== TASK TO COMPLETE ==
Set down the material below word for word, excluding the pictures.
>>
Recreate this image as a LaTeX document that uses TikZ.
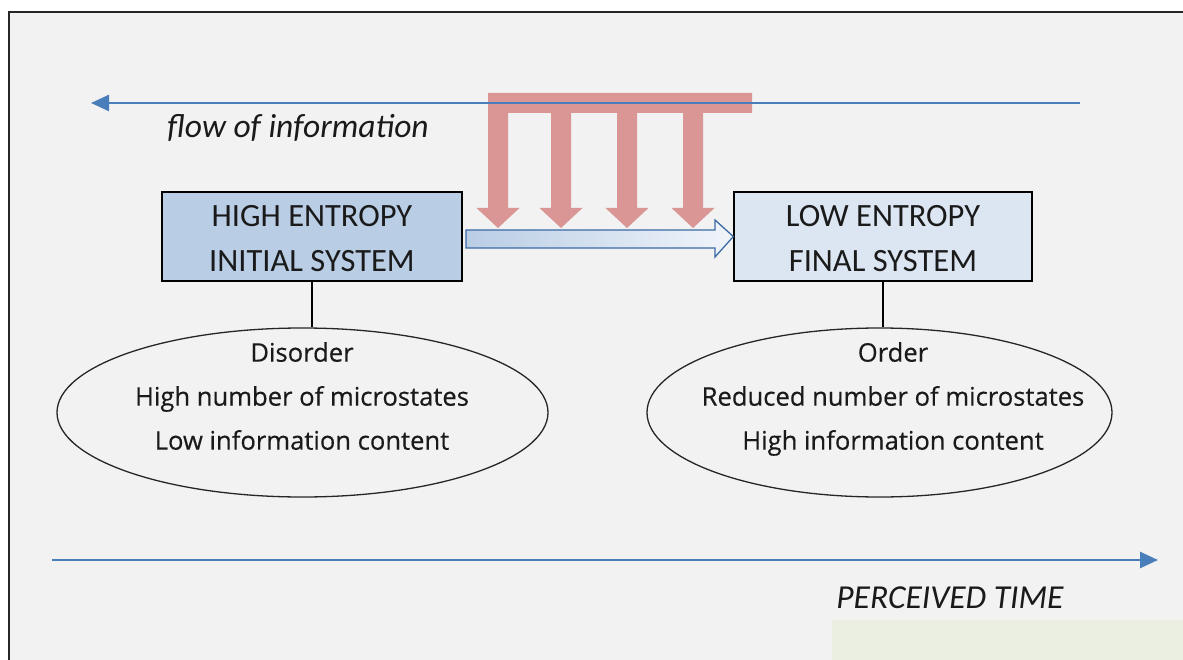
\documentclass[tikz,border=0pt]{standalone}
\usepackage{fontspec}
\setmainfont{Carlito}
\newfontfamily\ellfont[FakeBold=0.4]{Open Sans}
\usetikzlibrary{arrows.meta,shapes.geometric}
\definecolor{bg}{HTML}{F2F2F2}
\definecolor{frame}{HTML}{262626}
\definecolor{patch}{HTML}{EBEFE1}
\definecolor{flowblue}{HTML}{4A7EBB}
\definecolor{boxdark}{HTML}{B9CDE5}
\definecolor{boxlight}{HTML}{DCE6F2}
\definecolor{combred}{HTML}{D99694}
\definecolor{hollowedge}{HTML}{3C6AA5}
\definecolor{ink}{HTML}{1A1A1A}
\tikzset{
  sysbox/.style={draw=black, line width=1.4pt, minimum width=#1, minimum height=89pt, inner sep=0pt},
  boxtext/.style={align=center, text=ink, inner sep=0pt, font=\fontsize{32.5}{45}\selectfont},
  ellbox/.style={draw=black!85, line width=1.3pt, ellipse, inner sep=0pt},
  elltext/.style={align=center, text=ink, font=\ellfont\fontsize{25.6}{44}\selectfont},
  axisarrow/.style={draw=flowblue, line width=2.6pt, -{Triangle[length=18pt,width=16pt]}},
  caption/.style={text=ink, font=\itshape\fontsize{33.5}{38}\selectfont}
}
\begin{document}
\begin{tikzpicture}[x=1pt,y=-1pt]
\useasboundingbox (0,0) rectangle (1183,660);
\fill[white] (0,0) rectangle (1183,660);
\begin{scope}
\clip (0,0) rectangle (1183,660);
\draw[fill=bg, draw=frame, line width=2.5pt] (9,12) rectangle (1200,690);
\end{scope}
\fill[patch] (832,620) rectangle (1183,660);

% red comb
\fill[combred]
  (488,93) -- (752,93) -- (752,113)
  -- (703,113) -- (703,208) -- (714.5,208) -- (693,228) -- (671.5,208) -- (683,208) -- (683,113)
  -- (637,113) -- (637,208) -- (648.5,208) -- (627,228) -- (605.5,208) -- (617,208) -- (617,113)
  -- (571,113) -- (571,208) -- (582.5,208) -- (561,228) -- (539.5,208) -- (551,208) -- (551,113)
  -- (508,113) -- (508,208) -- (519.5,208) -- (498,228) -- (476.5,208) -- (488,208) -- cycle;

% top arrow
\coordinate (flowstart) at (1080,103);
\coordinate (flowend) at (91,103);
\draw[axisarrow] (flowstart) -- (flowend);
\node[caption] (flowlabel) at (298,128) {flow of information};

% boxes
\node[sysbox=300pt, fill=boxdark] (hi) at (312,236.5) {};
\node[sysbox=298pt, fill=boxlight] (lo) at (883,236.5) {};
\node[boxtext] (hitext) at ([yshift=-5pt]hi.center) {\vphantom{Hg}HIGH ENTROPY\\INITIAL SYSTEM\vphantom{Hg}};
\node[boxtext] (lotext) at ([yshift=-5pt]lo.center) {\vphantom{Hg}LOW ENTROPY\\FINAL SYSTEM\vphantom{Hg}};

% hollow arrow
\shade[left color=boxdark, right color=boxlight!40!white, draw=hollowedge, line width=1.3pt]
  (466,230) -- (715,230) -- (715,220) -- (lo.west) -- (715,257) -- (715,248) -- (466,248) -- cycle;

% ellipses
\node[ellbox, minimum width=491pt, minimum height=169pt] (e1) at (302.5,412.5) {};
\node[ellbox, minimum width=465pt, minimum height=169pt] (e2) at (879.5,412.5) {};
\draw[line width=1.2pt] (hi.south) -- (hi.south |- e1.north);
\draw[line width=1.2pt] (lo.south) -- (lo.south |- e2.north);
\node[elltext] (t1) at (302,399) {\vphantom{Hg}Disorder\\High number of microstates\\Low information content\vphantom{Hg}};
\node[elltext] (t2) at (893,399) {\vphantom{Hg}Order\\Reduced number of microstates\\High information content\vphantom{Hg}};

% bottom arrow
\coordinate (timestart) at (52,560);
\coordinate (timeend) at (1158,560);
\draw[axisarrow] (timestart) -- (timeend);
\node[caption] (timelabel) at (950,598) {PERCEIVED TIME};
\end{tikzpicture}
\end{document}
<<
== SOLUTION FOR THIS EXERCISE ==
Recreate this image as a LaTeX document that uses TikZ.
\documentclass[tikz,border=0pt]{standalone}
\usepackage{fontspec}
\setmainfont{Carlito}
\newfontfamily\ellfont[FakeBold=0.4]{Open Sans}
\usetikzlibrary{arrows.meta,shapes.geometric}
\definecolor{bg}{HTML}{F2F2F2}
\definecolor{frame}{HTML}{262626}
\definecolor{patch}{HTML}{EBEFE1}
\definecolor{flowblue}{HTML}{4A7EBB}
\definecolor{boxdark}{HTML}{B9CDE5}
\definecolor{boxlight}{HTML}{DCE6F2}
\definecolor{combred}{HTML}{D99694}
\definecolor{hollowedge}{HTML}{3C6AA5}
\definecolor{ink}{HTML}{1A1A1A}
\tikzset{
  sysbox/.style={draw=black, line width=1.4pt, minimum width=#1, minimum height=89pt, inner sep=0pt},
  boxtext/.style={align=center, text=ink, inner sep=0pt, font=\fontsize{32.5}{45}\selectfont},
  ellbox/.style={draw=black!85, line width=1.3pt, ellipse, inner sep=0pt},
  elltext/.style={align=center, text=ink, font=\ellfont\fontsize{25.6}{44}\selectfont},
  axisarrow/.style={draw=flowblue, line width=2.6pt, -{Triangle[length=18pt,width=16pt]}},
  caption/.style={text=ink, font=\itshape\fontsize{33.5}{38}\selectfont}
}
\begin{document}
\begin{tikzpicture}[x=1pt,y=-1pt]
\useasboundingbox (0,0) rectangle (1183,660);
\fill[white] (0,0) rectangle (1183,660);
\begin{scope}
\clip (0,0) rectangle (1183,660);
\draw[fill=bg, draw=frame, line width=2.5pt] (9,12) rectangle (1200,690);
\end{scope}
\fill[patch] (832,620) rectangle (1183,660);

% red comb
\fill[combred]
  (488,93) -- (752,93) -- (752,113)
  -- (703,113) -- (703,208) -- (714.5,208) -- (693,228) -- (671.5,208) -- (683,208) -- (683,113)
  -- (637,113) -- (637,208) -- (648.5,208) -- (627,228) -- (605.5,208) -- (617,208) -- (617,113)
  -- (571,113) -- (571,208) -- (582.5,208) -- (561,228) -- (539.5,208) -- (551,208) -- (551,113)
  -- (508,113) -- (508,208) -- (519.5,208) -- (498,228) -- (476.5,208) -- (488,208) -- cycle;

% top arrow
\coordinate (flowstart) at (1080,103);
\coordinate (flowend) at (91,103);
\draw[axisarrow] (flowstart) -- (flowend);
\node[caption] (flowlabel) at (298,128) {flow of information};

% boxes
\node[sysbox=300pt, fill=boxdark] (hi) at (312,236.5) {};
\node[sysbox=298pt, fill=boxlight] (lo) at (883,236.5) {};
\node[boxtext] (hitext) at ([yshift=-5pt]hi.center) {\vphantom{Hg}HIGH ENTROPY\\INITIAL SYSTEM\vphantom{Hg}};
\node[boxtext] (lotext) at ([yshift=-5pt]lo.center) {\vphantom{Hg}LOW ENTROPY\\FINAL SYSTEM\vphantom{Hg}};

% hollow arrow
\shade[left color=boxdark, right color=boxlight!40!white, draw=hollowedge, line width=1.3pt]
  (466,230) -- (715,230) -- (715,220) -- (lo.west) -- (715,257) -- (715,248) -- (466,248) -- cycle;

% ellipses
\node[ellbox, minimum width=491pt, minimum height=169pt] (e1) at (302.5,412.5) {};
\node[ellbox, minimum width=465pt, minimum height=169pt] (e2) at (879.5,412.5) {};
\draw[line width=1.2pt] (hi.south) -- (hi.south |- e1.north);
\draw[line width=1.2pt] (lo.south) -- (lo.south |- e2.north);
\node[elltext] (t1) at (302,399) {\vphantom{Hg}Disorder\\High number of microstates\\Low information content\vphantom{Hg}};
\node[elltext] (t2) at (893,399) {\vphantom{Hg}Order\\Reduced number of microstates\\High information content\vphantom{Hg}};

% bottom arrow
\coordinate (timestart) at (52,560);
\coordinate (timeend) at (1158,560);
\draw[axisarrow] (timestart) -- (timeend);
\node[caption] (timelabel) at (950,598) {PERCEIVED TIME};
\end{tikzpicture}
\end{document}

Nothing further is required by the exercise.